What is it like on the inside?
‘Inside’ the LC Convertible turns into ‘outside’ in 16 seconds, at anything up to 31mph. If it starts to rain on your semi-aniline cow hide, take heart from the fact the roof defies gravity a little faster going the other way – it closes in 15 seconds. The mechanism is impressively hushed as it sets about its motorised origami.
Will the interior drive me mad?
The main cabin architecture is obviously carried over from the LC coupe, asymmetric door designs and all. Now, the LC might well be charming, stunning to behold inside and out, and ludicrously well-appointed, but we’re not blind to its flaws, and the main one is getting along with its infamously touchy media controls.
The touchpad-operated 10.3-inch interface simply isn’t as intuitive as a tactile clickwheel would be, which gives the likes of the Aston Martin Vantage Roadster, complete with its last-gen Mercedes leftovers inside, a bit of an open goal.

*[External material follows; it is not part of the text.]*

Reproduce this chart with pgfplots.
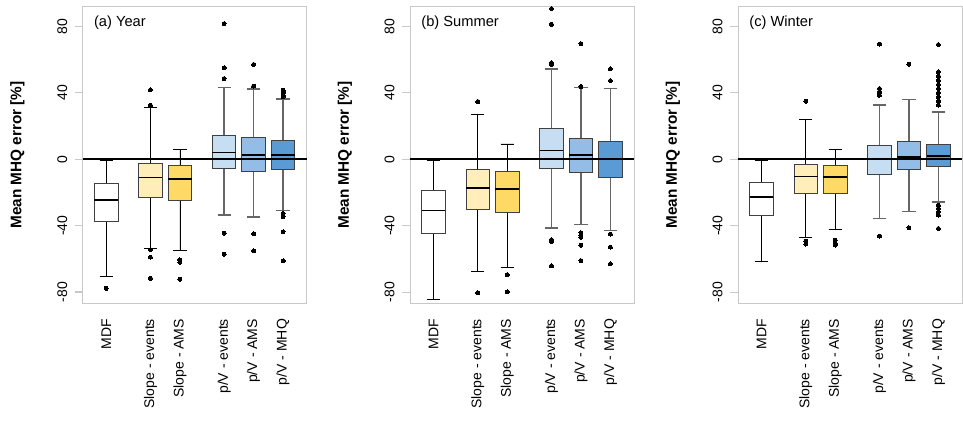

Happily, Apple CarPlay and the Android equivalent is built-in and gives a more user-friendly navigation alternative to the native Lexus set-up. However, this cabin is starting to feel its age as even Lexus learns and moves on: the new NX has a vastly more impressive touchscreen and fewer silly minor controls.
Take the heated seats, or the neck-warming vents: they’re both pleasingly powerful, but activating either of them is a six-step odyssey into the infernal screen, which overrides whatever you’ve got showing up in the meantime. Like your map, for example. Be cold, or get lost. Those are the choices.
Changing driving modes? That means prodding or twisting a horn on the side of the instrument binnacle. Madness. But somehow a little charming.
Is it practical?
While we’re on the subject of ‘what the merry flip were they thinking?’, now’s a good time to mention the back ‘seats’ are laughable. The backrests point bolt upright and it’s impossible to eke out any legroom back there if anyone is planning on sitting in, say, the driver’s seat. Which is sort of the point of a car, really.
All we have here are some luxuriously appointed luggage perches, with seatbelts for safety-conscious Mulberry collectors. It’s a useful space to have, because the 149-litre boot won’t take much filling at the organic farm food shop.